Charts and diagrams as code
---
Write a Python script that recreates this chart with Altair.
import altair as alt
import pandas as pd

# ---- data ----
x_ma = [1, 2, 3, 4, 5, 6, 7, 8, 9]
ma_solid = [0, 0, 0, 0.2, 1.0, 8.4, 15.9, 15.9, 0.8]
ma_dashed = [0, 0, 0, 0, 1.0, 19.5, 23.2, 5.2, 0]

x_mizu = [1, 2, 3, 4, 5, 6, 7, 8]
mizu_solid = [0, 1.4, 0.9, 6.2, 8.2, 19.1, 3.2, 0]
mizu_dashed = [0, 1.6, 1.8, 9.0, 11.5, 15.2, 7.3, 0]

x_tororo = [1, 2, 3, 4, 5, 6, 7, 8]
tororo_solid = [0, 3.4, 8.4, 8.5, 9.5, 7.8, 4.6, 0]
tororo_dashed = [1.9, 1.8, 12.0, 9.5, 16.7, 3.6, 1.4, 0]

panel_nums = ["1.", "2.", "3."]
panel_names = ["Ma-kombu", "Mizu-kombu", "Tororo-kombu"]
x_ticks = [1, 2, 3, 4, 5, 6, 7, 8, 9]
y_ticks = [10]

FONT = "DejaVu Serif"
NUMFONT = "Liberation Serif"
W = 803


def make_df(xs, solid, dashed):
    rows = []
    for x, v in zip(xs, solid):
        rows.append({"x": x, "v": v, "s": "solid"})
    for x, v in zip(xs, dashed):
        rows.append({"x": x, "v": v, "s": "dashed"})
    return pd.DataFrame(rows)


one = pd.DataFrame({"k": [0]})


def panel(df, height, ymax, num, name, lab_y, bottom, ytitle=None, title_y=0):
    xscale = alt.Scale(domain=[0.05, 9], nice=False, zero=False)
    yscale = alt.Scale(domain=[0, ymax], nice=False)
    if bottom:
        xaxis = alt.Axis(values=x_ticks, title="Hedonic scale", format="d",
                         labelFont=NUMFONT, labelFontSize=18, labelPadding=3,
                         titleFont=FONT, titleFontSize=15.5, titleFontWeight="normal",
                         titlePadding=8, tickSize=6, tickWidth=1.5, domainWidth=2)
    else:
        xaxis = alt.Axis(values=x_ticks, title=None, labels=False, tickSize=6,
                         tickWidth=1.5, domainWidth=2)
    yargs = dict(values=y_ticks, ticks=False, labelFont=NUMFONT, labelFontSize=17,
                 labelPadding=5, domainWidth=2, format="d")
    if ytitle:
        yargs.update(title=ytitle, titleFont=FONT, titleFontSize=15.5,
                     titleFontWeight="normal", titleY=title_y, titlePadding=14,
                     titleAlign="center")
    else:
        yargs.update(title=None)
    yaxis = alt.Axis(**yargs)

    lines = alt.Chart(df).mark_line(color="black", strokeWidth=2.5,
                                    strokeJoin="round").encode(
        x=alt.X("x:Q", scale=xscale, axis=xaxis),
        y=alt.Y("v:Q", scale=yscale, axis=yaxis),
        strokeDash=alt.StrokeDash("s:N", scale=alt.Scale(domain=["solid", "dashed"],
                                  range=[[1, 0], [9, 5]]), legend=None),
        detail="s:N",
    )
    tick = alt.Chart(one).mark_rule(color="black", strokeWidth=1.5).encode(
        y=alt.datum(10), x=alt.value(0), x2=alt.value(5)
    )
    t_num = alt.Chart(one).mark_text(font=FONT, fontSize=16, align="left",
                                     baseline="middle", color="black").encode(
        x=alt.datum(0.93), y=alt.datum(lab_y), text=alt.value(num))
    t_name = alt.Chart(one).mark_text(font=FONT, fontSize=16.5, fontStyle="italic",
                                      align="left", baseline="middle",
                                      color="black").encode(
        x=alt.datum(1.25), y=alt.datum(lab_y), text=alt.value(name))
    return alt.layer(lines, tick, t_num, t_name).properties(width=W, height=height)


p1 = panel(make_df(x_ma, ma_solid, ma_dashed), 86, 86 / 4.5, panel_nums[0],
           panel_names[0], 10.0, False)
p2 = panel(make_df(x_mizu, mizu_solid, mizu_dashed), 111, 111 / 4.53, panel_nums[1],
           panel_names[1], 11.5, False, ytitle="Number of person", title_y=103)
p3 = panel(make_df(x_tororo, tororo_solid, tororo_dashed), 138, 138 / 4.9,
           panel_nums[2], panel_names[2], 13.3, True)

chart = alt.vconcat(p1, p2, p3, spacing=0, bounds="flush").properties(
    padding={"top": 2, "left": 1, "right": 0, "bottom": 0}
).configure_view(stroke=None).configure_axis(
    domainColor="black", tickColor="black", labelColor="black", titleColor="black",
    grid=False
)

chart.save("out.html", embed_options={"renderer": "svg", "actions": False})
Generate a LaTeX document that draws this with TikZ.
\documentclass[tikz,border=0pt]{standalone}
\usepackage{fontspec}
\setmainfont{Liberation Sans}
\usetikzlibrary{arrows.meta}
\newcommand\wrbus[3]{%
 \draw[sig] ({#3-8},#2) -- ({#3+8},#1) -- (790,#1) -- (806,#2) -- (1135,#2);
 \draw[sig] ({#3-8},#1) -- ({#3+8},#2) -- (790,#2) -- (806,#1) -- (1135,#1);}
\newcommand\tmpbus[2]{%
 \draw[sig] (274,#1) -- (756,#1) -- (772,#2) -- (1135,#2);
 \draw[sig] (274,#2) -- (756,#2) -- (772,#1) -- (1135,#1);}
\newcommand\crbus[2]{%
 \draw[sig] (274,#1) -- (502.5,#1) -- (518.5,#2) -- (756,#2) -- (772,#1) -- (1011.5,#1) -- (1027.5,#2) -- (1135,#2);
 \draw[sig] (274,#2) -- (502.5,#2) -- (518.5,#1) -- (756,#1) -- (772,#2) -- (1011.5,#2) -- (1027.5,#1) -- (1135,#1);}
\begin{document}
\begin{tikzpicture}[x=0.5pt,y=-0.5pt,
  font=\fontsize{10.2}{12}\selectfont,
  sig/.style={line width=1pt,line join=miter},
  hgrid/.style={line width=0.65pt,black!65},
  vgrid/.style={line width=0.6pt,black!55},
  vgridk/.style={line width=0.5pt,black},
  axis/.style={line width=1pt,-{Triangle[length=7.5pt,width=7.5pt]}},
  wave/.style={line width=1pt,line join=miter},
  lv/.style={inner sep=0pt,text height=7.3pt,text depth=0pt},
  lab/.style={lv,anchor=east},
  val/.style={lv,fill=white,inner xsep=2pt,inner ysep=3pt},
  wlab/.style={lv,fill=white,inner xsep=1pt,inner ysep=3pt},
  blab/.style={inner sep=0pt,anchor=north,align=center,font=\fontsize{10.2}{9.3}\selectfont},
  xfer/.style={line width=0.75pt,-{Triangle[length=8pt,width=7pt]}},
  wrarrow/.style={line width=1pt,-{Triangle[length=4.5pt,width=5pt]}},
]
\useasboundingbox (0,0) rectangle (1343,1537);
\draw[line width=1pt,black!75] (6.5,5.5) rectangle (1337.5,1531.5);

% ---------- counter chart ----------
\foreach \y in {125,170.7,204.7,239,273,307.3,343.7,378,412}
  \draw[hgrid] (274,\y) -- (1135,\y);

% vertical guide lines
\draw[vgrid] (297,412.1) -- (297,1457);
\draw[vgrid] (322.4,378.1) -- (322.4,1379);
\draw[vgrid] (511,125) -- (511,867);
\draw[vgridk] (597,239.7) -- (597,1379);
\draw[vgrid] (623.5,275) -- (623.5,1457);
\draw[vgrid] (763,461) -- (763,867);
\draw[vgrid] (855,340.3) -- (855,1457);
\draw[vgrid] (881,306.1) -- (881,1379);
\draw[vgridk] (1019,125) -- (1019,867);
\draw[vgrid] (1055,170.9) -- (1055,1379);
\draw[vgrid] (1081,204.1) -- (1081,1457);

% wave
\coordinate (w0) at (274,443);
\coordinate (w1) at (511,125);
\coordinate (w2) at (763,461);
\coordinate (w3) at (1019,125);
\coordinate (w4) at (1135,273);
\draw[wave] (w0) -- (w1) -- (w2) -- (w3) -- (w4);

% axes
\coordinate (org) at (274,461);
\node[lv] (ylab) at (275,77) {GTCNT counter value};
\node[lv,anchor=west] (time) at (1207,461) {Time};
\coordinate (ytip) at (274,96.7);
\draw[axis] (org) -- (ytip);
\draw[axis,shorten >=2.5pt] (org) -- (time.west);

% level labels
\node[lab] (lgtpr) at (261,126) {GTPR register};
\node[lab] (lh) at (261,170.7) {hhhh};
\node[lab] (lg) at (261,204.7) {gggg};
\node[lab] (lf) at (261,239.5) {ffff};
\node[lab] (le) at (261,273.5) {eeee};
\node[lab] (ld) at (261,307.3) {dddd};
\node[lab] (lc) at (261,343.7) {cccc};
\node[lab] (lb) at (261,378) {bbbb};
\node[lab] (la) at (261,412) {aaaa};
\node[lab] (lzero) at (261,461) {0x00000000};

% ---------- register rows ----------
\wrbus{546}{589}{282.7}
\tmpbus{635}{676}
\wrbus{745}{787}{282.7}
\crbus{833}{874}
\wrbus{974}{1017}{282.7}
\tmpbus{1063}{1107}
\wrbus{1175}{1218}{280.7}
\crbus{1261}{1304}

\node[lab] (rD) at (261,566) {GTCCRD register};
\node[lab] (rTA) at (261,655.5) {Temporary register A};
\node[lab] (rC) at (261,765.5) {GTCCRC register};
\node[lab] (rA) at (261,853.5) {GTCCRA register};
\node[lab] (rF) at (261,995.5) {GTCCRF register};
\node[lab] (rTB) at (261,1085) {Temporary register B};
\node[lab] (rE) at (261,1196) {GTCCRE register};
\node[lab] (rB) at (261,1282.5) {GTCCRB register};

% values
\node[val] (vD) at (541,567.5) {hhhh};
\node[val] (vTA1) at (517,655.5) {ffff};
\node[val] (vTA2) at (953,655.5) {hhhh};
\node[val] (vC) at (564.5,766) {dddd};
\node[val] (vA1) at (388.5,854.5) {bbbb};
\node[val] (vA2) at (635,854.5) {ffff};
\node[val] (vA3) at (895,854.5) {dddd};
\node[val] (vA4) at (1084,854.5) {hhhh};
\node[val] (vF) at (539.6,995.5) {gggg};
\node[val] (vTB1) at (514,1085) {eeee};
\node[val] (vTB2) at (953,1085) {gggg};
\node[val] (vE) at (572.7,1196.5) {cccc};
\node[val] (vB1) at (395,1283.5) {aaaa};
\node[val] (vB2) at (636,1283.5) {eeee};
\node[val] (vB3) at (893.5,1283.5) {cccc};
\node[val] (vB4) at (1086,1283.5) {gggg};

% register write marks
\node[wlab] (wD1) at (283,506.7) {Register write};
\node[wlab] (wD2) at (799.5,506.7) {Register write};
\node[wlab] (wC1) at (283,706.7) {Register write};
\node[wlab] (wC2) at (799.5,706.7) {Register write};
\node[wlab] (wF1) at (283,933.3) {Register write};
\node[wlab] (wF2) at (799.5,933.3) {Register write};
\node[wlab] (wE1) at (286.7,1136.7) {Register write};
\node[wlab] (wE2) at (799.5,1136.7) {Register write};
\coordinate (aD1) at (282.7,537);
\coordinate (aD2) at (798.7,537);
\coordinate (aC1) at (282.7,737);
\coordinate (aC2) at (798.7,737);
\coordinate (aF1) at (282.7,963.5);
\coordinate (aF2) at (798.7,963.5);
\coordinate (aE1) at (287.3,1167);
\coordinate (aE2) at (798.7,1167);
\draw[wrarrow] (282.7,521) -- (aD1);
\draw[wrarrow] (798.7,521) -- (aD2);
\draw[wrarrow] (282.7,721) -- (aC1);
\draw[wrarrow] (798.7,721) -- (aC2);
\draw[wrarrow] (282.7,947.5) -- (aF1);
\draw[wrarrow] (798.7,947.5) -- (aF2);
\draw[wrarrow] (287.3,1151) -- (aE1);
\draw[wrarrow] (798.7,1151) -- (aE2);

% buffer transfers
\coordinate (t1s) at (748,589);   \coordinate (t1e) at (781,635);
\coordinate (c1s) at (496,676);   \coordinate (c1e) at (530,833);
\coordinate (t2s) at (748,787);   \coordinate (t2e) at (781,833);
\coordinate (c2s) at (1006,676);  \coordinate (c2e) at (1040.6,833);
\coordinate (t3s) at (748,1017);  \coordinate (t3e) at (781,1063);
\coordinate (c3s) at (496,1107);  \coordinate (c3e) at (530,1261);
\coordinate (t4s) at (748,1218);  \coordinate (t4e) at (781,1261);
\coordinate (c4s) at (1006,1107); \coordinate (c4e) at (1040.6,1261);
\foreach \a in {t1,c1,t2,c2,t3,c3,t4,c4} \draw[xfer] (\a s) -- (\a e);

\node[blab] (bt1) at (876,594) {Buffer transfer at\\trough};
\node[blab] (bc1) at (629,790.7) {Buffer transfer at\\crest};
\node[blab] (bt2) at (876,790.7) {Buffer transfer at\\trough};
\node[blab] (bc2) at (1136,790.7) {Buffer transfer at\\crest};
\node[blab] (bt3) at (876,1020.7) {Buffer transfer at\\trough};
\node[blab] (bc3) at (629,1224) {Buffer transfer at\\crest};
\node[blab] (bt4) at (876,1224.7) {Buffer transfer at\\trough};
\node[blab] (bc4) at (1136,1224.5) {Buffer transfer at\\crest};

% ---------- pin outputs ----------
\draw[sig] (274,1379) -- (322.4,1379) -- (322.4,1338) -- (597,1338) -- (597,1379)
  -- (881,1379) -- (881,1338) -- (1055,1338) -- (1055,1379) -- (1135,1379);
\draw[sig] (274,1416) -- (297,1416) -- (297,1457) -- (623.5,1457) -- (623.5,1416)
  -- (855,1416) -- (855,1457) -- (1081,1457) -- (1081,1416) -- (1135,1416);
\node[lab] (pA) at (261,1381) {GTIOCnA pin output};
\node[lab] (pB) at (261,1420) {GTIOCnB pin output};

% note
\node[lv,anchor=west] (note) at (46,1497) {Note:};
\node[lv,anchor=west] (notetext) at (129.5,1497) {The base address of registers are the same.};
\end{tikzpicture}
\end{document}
---
Return, unchanged, the run of lines above that opens with the line containing "Generate a LaTeX" and closes with the line containing "(274,\y) -- (1135,\y);". Include both.

OUTPUT FOR THIS TASK:
Generate a LaTeX document that draws this with TikZ.
\documentclass[tikz,border=0pt]{standalone}
\usepackage{fontspec}
\setmainfont{Liberation Sans}
\usetikzlibrary{arrows.meta}
\newcommand\wrbus[3]{%
 \draw[sig] ({#3-8},#2) -- ({#3+8},#1) -- (790,#1) -- (806,#2) -- (1135,#2);
 \draw[sig] ({#3-8},#1) -- ({#3+8},#2) -- (790,#2) -- (806,#1) -- (1135,#1);}
\newcommand\tmpbus[2]{%
 \draw[sig] (274,#1) -- (756,#1) -- (772,#2) -- (1135,#2);
 \draw[sig] (274,#2) -- (756,#2) -- (772,#1) -- (1135,#1);}
\newcommand\crbus[2]{%
 \draw[sig] (274,#1) -- (502.5,#1) -- (518.5,#2) -- (756,#2) -- (772,#1) -- (1011.5,#1) -- (1027.5,#2) -- (1135,#2);
 \draw[sig] (274,#2) -- (502.5,#2) -- (518.5,#1) -- (756,#1) -- (772,#2) -- (1011.5,#2) -- (1027.5,#1) -- (1135,#1);}
\begin{document}
\begin{tikzpicture}[x=0.5pt,y=-0.5pt,
  font=\fontsize{10.2}{12}\selectfont,
  sig/.style={line width=1pt,line join=miter},
  hgrid/.style={line width=0.65pt,black!65},
  vgrid/.style={line width=0.6pt,black!55},
  vgridk/.style={line width=0.5pt,black},
  axis/.style={line width=1pt,-{Triangle[length=7.5pt,width=7.5pt]}},
  wave/.style={line width=1pt,line join=miter},
  lv/.style={inner sep=0pt,text height=7.3pt,text depth=0pt},
  lab/.style={lv,anchor=east},
  val/.style={lv,fill=white,inner xsep=2pt,inner ysep=3pt},
  wlab/.style={lv,fill=white,inner xsep=1pt,inner ysep=3pt},
  blab/.style={inner sep=0pt,anchor=north,align=center,font=\fontsize{10.2}{9.3}\selectfont},
  xfer/.style={line width=0.75pt,-{Triangle[length=8pt,width=7pt]}},
  wrarrow/.style={line width=1pt,-{Triangle[length=4.5pt,width=5pt]}},
]
\useasboundingbox (0,0) rectangle (1343,1537);
\draw[line width=1pt,black!75] (6.5,5.5) rectangle (1337.5,1531.5);

% ---------- counter chart ----------
\foreach \y in {125,170.7,204.7,239,273,307.3,343.7,378,412}
  \draw[hgrid] (274,\y) -- (1135,\y);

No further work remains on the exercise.